Bungie and Activision have been extremely tight-lipped when it comes to detailing the Annual Pass for “Destiny 2: Forsaken.” Here we are, a week from “Black Armory,” the first new expansion of this second year of “Destiny 2,” and we’re only just now getting the first substantial details about what it will contain.
One thing we did know was that these new expansions would not work the same way that last year’s “Curse of Osiris” and “Warmind” did. There won’t be a story “campaign” to kick things off like we’re used to seeing. So what we’ve been expecting, then, is storytelling akin to what we’ve seen in the Dreaming City over the past three months.
But since the time loop of the Dreaming City turned “Destiny 2” into much more of a living game than it or the first “Destiny” had ever been before, and thus came as quite a shock to pretty much everyone, we really had no idea how that principle might apply to new parts of the game. Will “Black Armory” supplement the story of the Dreaming City and the Taken and Mara Sovv, or is it something else entirely? And given the mechanics for the Dreaming City is so specific to that location — a recurring time loop that resets every three weeks — how would Bungie approach this sort of “live” storytelling when the plot goes elsewhere?
Unfortunately, a lot of the details remain obscure, but we have some idea of how it will work now that Bungie has actually revealed stuff about “Black Armory.” I spoke with “Destiny” community manager David “Deej” Dague about this very topic, and here’s what he told me.
“The Black Armory is not a campaign. It’s a place. It is a source of new rewards, and new forms of power, and new mods for weapons and new armor. It is a place where you will meet Ada-1, who is a new story agent. She is an Exo, and a relic from a lost Golden Age where there was a culture of the Blacksmiths that was founded by three separate families,” Dague said.
“Our goal is to provide [players] with different things to do week over week in the game. And to change that conversation the way we did with the Dreaming City.
“The Black Armory has its own culture for you to learn and understand. It has its own secrets from the Golden Age for you to recover, and add to your collection. You’re gonna learn about the Gunsmiths from the Golden Age from the Norse, French and Japanese lineage. You’re gonna understand, you know, what is Ada-1’s backstory.

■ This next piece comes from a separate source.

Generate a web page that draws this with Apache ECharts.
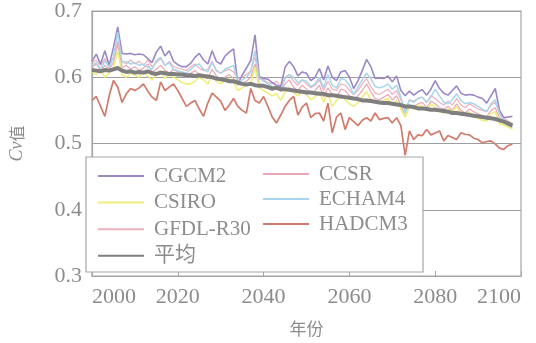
<!DOCTYPE html>
<html>
<head>
<meta charset="utf-8">
<style>
  html, body { margin: 0; padding: 0; background: #ffffff; }
  #chart { width: 536px; height: 343px; }
</style>
<script src="https://cdn.jsdelivr.net/npm/echarts@6/dist/echarts.min.js"></script>
</head>
<body>
<div id="chart"></div>
<script>
// Years of the simulation, 2000-2098
const years = Array.from({ length: 99 }, (_, i) => 2000 + i);

// Cv values per model, one value per year
const cgcm2 = [
  0.624, 0.635, 0.620, 0.640, 0.618, 0.645, 0.676, 0.636, 0.635, 0.636,
  0.634, 0.635, 0.634, 0.628, 0.622, 0.638, 0.647, 0.632, 0.640, 0.624,
  0.619, 0.616, 0.616, 0.621, 0.630, 0.636, 0.626, 0.620, 0.640, 0.624,
  0.620, 0.632, 0.638, 0.643, 0.590, 0.603, 0.614, 0.625, 0.664, 0.601,
  0.598, 0.597, 0.592, 0.588, 0.586, 0.615, 0.624, 0.616, 0.602, 0.608,
  0.606, 0.595, 0.600, 0.613, 0.596, 0.617, 0.600, 0.595, 0.608, 0.610,
  0.600, 0.583, 0.595, 0.610, 0.627, 0.616, 0.598, 0.599, 0.598, 0.602,
  0.593, 0.602, 0.580, 0.572, 0.579, 0.573, 0.578, 0.581, 0.573, 0.582,
  0.595, 0.583, 0.576, 0.573, 0.580, 0.587, 0.576, 0.573, 0.574, 0.573,
  0.570, 0.568, 0.561, 0.572, 0.583, 0.550, 0.539, 0.540, 0.541
];
const ccsr = [
  0.615, 0.620, 0.610, 0.618, 0.612, 0.622, 0.650, 0.614, 0.618, 0.612,
  0.616, 0.610, 0.614, 0.620, 0.608, 0.612, 0.618, 0.610, 0.606, 0.612,
  0.608, 0.604, 0.600, 0.606, 0.610, 0.604, 0.600, 0.598, 0.612, 0.602,
  0.596, 0.600, 0.604, 0.598, 0.588, 0.592, 0.594, 0.600, 0.620, 0.590,
  0.588, 0.584, 0.580, 0.586, 0.578, 0.590, 0.596, 0.585, 0.580, 0.588,
  0.582, 0.576, 0.580, 0.588, 0.570, 0.584, 0.574, 0.570, 0.582, 0.580,
  0.572, 0.566, 0.572, 0.580, 0.590, 0.578, 0.568, 0.566, 0.570, 0.574,
  0.566, 0.572, 0.558, 0.540, 0.558, 0.556, 0.560, 0.562, 0.554, 0.564,
  0.560, 0.554, 0.552, 0.556, 0.550, 0.560, 0.550, 0.546, 0.552, 0.548,
  0.545, 0.542, 0.540, 0.550, 0.554, 0.538, 0.532, 0.528, 0.524
];
const csiro = [
  0.608, 0.604, 0.612, 0.600, 0.606, 0.615, 0.640, 0.604, 0.600, 0.606,
  0.603, 0.600, 0.608, 0.602, 0.596, 0.604, 0.610, 0.598, 0.605, 0.600,
  0.596, 0.592, 0.590, 0.590, 0.594, 0.600, 0.596, 0.590, 0.603, 0.594,
  0.590, 0.595, 0.598, 0.592, 0.580, 0.584, 0.588, 0.592, 0.615, 0.584,
  0.580, 0.576, 0.572, 0.575, 0.565, 0.578, 0.584, 0.577, 0.572, 0.580,
  0.574, 0.566, 0.570, 0.578, 0.562, 0.576, 0.556, 0.565, 0.572, 0.566,
  0.560, 0.556, 0.562, 0.570, 0.578, 0.566, 0.562, 0.560, 0.565, 0.568,
  0.558, 0.565, 0.552, 0.540, 0.556, 0.552, 0.558, 0.556, 0.550, 0.560,
  0.555, 0.548, 0.546, 0.552, 0.548, 0.556, 0.545, 0.542, 0.548, 0.540,
  0.538, 0.535, 0.534, 0.545, 0.548, 0.530, 0.528, 0.525, 0.522
];
const echam4 = [
  0.618, 0.622, 0.612, 0.625, 0.615, 0.630, 0.668, 0.622, 0.624, 0.620,
  0.622, 0.618, 0.620, 0.615, 0.612, 0.625, 0.630, 0.618, 0.622, 0.612,
  0.610, 0.608, 0.606, 0.612, 0.618, 0.620, 0.612, 0.608, 0.622, 0.610,
  0.606, 0.612, 0.615, 0.618, 0.592, 0.596, 0.600, 0.608, 0.640, 0.598,
  0.594, 0.590, 0.586, 0.582, 0.580, 0.598, 0.604, 0.600, 0.592, 0.596,
  0.594, 0.586, 0.590, 0.600, 0.584, 0.604, 0.588, 0.584, 0.598, 0.596,
  0.588, 0.574, 0.585, 0.596, 0.606, 0.598, 0.586, 0.584, 0.586, 0.590,
  0.582, 0.588, 0.570, 0.546, 0.566, 0.562, 0.568, 0.570, 0.562, 0.570,
  0.582, 0.572, 0.562, 0.560, 0.566, 0.575, 0.565, 0.560, 0.562, 0.560,
  0.556, 0.552, 0.548, 0.560, 0.566, 0.545, 0.533, 0.530, 0.526
];
const gfdlR30 = [
  0.622, 0.626, 0.618, 0.628, 0.620, 0.630, 0.655, 0.624, 0.620, 0.626,
  0.620, 0.624, 0.618, 0.626, 0.616, 0.622, 0.628, 0.618, 0.624, 0.616,
  0.614, 0.612, 0.610, 0.616, 0.620, 0.614, 0.610, 0.612, 0.624, 0.610,
  0.606, 0.610, 0.612, 0.608, 0.598, 0.600, 0.604, 0.610, 0.630, 0.598,
  0.596, 0.592, 0.590, 0.594, 0.586, 0.600, 0.604, 0.594, 0.588, 0.596,
  0.590, 0.584, 0.588, 0.596, 0.580, 0.594, 0.582, 0.580, 0.590, 0.588,
  0.580, 0.574, 0.580, 0.590, 0.598, 0.586, 0.576, 0.574, 0.578, 0.582,
  0.574, 0.580, 0.566, 0.550, 0.566, 0.564, 0.568, 0.570, 0.562, 0.572,
  0.568, 0.562, 0.558, 0.564, 0.558, 0.568, 0.558, 0.554, 0.560, 0.556,
  0.552, 0.550, 0.548, 0.558, 0.562, 0.546, 0.538, 0.534, 0.530
];
const hadcm3 = [
  0.565, 0.571, 0.556, 0.541, 0.572, 0.595, 0.585, 0.562, 0.575, 0.583,
  0.580, 0.584, 0.590, 0.579, 0.570, 0.565, 0.593, 0.580, 0.585, 0.590,
  0.580, 0.568, 0.556, 0.561, 0.565, 0.552, 0.541, 0.561, 0.576, 0.570,
  0.564, 0.550, 0.558, 0.568, 0.556, 0.550, 0.546, 0.583, 0.565, 0.561,
  0.571, 0.556, 0.540, 0.531, 0.543, 0.556, 0.565, 0.571, 0.543, 0.555,
  0.561, 0.539, 0.545, 0.546, 0.534, 0.561, 0.516, 0.540, 0.546, 0.521,
  0.539, 0.533, 0.527, 0.535, 0.539, 0.534, 0.546, 0.536, 0.538, 0.539,
  0.531, 0.539, 0.527, 0.482, 0.519, 0.506, 0.513, 0.512, 0.521, 0.513,
  0.516, 0.519, 0.504, 0.512, 0.509, 0.506, 0.516, 0.514, 0.513, 0.508,
  0.506, 0.501, 0.503, 0.504, 0.499, 0.493, 0.491, 0.497, 0.499
];
const average = [
  0.611, 0.610, 0.609, 0.611, 0.610, 0.612, 0.614, 0.610, 0.608, 0.609,
  0.607, 0.608, 0.607, 0.609, 0.606, 0.605, 0.607, 0.606, 0.605, 0.605,
  0.604, 0.604, 0.603, 0.603, 0.602, 0.603, 0.602, 0.601, 0.600, 0.598,
  0.597, 0.596, 0.594, 0.594, 0.592, 0.590, 0.589, 0.590, 0.588, 0.587,
  0.587, 0.585, 0.583, 0.584, 0.582, 0.582, 0.581, 0.580, 0.579, 0.578,
  0.577, 0.577, 0.576, 0.575, 0.575, 0.573, 0.573, 0.572, 0.571, 0.570,
  0.569, 0.568, 0.567, 0.565, 0.565, 0.564, 0.563, 0.562, 0.561, 0.561,
  0.560, 0.559, 0.558, 0.556, 0.556, 0.555, 0.553, 0.553, 0.552, 0.551,
  0.551, 0.550, 0.549, 0.548, 0.546, 0.546, 0.545, 0.544, 0.543, 0.542,
  0.541, 0.540, 0.539, 0.538, 0.537, 0.535, 0.533, 0.530, 0.527
];

// Axis ranges and tick steps
const xTicks = [2000, 2020, 2040, 2060, 2080, 2100];
const yTicks = [0.3, 0.4, 0.5, 0.6, 0.7];

const TEXT = '#8c8c8c';
const SERIF = '"Liberation Serif", "Times New Roman", "Noto Sans CJK SC", serif';

const models = [
  { name: 'CGCM2', values: cgcm2, color: '#9c88c6', width: 1.6 },
  { name: 'CCSR', values: ccsr, color: '#eaa6b4', width: 1.2 },
  { name: 'CSIRO', values: csiro, color: '#f0ee7a', width: 1.6 },
  { name: 'ECHAM4', values: echam4, color: '#a8d6ea', width: 1.5 },
  { name: 'GFDL-R30', values: gfdlR30, color: '#edb0bc', width: 1.2 },
  { name: 'HADCM3', values: hadcm3, color: '#d27a6c', width: 1.7 },
  { name: '平均', values: average, color: '#7f7f7f', width: 4 }
];

const series = models.map(m => ({
  name: m.name,
  type: 'line',
  symbol: 'none',
  smooth: false,
  z: m.name === '平均' ? 5 : (m.name === 'CCSR' || m.name === 'GFDL-R30' ? 2 : 3),
  lineStyle: { color: m.color, width: m.width },
  itemStyle: { color: m.color },
  data: years.map((y, i) => [y, m.values[i]])
}));

const legendText = {
  color: TEXT,
  fontFamily: SERIF,
  fontSize: 21,
  lineHeight: 22,
  padding: [0, 0, 0, 5]
};

// Legend keys show only the line stroke, no point marker
const legendBase = {
  orient: 'vertical',
  itemWidth: 46, itemHeight: 14,
  padding: 0,
  z: 200,
  itemStyle: { opacity: 0 },
  textStyle: legendText
};

// First and last year labels sit inside the plot: padded on the outer side
// by the width of the text so the visible digits start/end at the tick.
const xLabelRich = {
  first: { color: TEXT, fontSize: 22, fontFamily: SERIF, padding: [0, 0, 0, 44] },
  last: { color: TEXT, fontSize: 22, fontFamily: SERIF, padding: [0, 44, 0, 0] }
};

const chart = echarts.init(document.getElementById('chart'), null, { renderer: 'canvas' });
chart.setOption({
  backgroundColor: '#ffffff',
  animation: false,
  grid: {
    left: 87, right: 15, top: 6, bottom: 67,
    show: true, borderColor: '#a6a6a6', borderWidth: 1.2
  },
  xAxis: {
    type: 'value',
    min: xTicks[0],
    max: xTicks[xTicks.length - 1],
    interval: xTicks[1] - xTicks[0],
    name: '年份',
    nameLocation: 'middle',
    nameGap: 44,
    nameTextStyle: { color: TEXT, fontSize: 17, fontFamily: '"Noto Sans CJK SC", sans-serif' },
    axisLine: { show: true, lineStyle: { color: '#a6a6a6', width: 1.2 } },
    axisTick: { show: true, inside: true, length: 5, lineStyle: { color: '#a6a6a6' } },
    splitLine: { show: false },
    axisLabel: {
      color: TEXT, fontSize: 22, fontFamily: SERIF, margin: 10,
      hideOverlap: false,
      rich: xLabelRich,
      formatter: v => {
        if (v === xTicks[0]) return '{first|' + v + '}';
        if (v === xTicks[xTicks.length - 1]) return '{last|' + v + '}';
        return String(v);
      }
    }
  },
  yAxis: {
    type: 'value',
    min: yTicks[0],
    max: yTicks[yTicks.length - 1],
    interval: 0.1,
    name: '{i|Cv}{c|值}',
    nameLocation: 'middle',
    nameGap: 66,
    nameTextStyle: {
      rich: {
        i: { color: TEXT, fontSize: 18, fontStyle: 'italic', fontFamily: SERIF },
        c: { color: TEXT, fontSize: 16, fontFamily: '"Noto Sans CJK SC", sans-serif' }
      }
    },
    axisLine: { show: true, lineStyle: { color: '#a6a6a6', width: 1.2 } },
    axisTick: { show: false },
    splitLine: { show: true, lineStyle: { color: '#9e9e9e', width: 1.2 } },
    axisLabel: {
      color: TEXT, fontSize: 22, fontFamily: SERIF, margin: 10,
      formatter: v => v.toFixed(1)
    }
  },
  legend: [
    Object.assign({}, legendBase, {
      data: ['CGCM2', 'CSIRO', 'GFDL-R30', '平均'],
      left: 97, top: 165, itemGap: 4.6
    }),
    Object.assign({}, legendBase, {
      data: ['CCSR', 'ECHAM4', 'HADCM3'],
      left: 262, top: 163, itemGap: 3
    })
  ],
  graphic: [
    {
      type: 'rect',
      z: 100,
      shape: { x: 86, y: 157, width: 337, height: 115 },
      style: { fill: '#ffffff', stroke: '#a6a6a6', lineWidth: 1.2 }
    }
  ],
  series: series
});
</script>
</body>
</html>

And that is going to be the experience that we’re setting players up.”
Now, if you’re wondering how this will play into the ongoing story in “Destiny 2” in the Dreaming City and elsewhere, well, Dague told me that it’s really not that simple.
“We’re looking forward to players going in and having a good conversation about the Black Armory independent of some of the other things they may have experienced in the past,” he said.
“It’s not supposed to be a seamless extension. It doesn’t pick up where the Dreaming City story left off. This is new content. It has a similar strategy [to the Dreaming City story], where we’re not releasing a campaign that comes and goes over the matter of a few days.”
When I pressed him on whether “Black Armory” will be picking up some old story thread from “Destiny” lore, Dague replied simply: “It is a new thread.”
Even after dropping a legitimate amount of marketing materials this morning, in the form of an 8-minute video and a calendar, I’d say we still don’t know much of anything about what kind of story we’re in for. But the rollout of the four forges will come relatively quickly — the first two will be out next week, along with the raid, and the remaining two forges will up up and ready within five weeks of the “Black Armory” launch.
And a new exotic quest, which many fans assume will be for the hand cannon The Last Word, starts Jan. 29. The video teased that quest involving the Drifter, so expect some big story nuggets from that, similar to what we got from the Malfeasance quest.
The story itself will be a completely different beast, if the Dreaming City cycle is any indication, but it would seem that we’ll at least have most of the pieces in place by the end of January.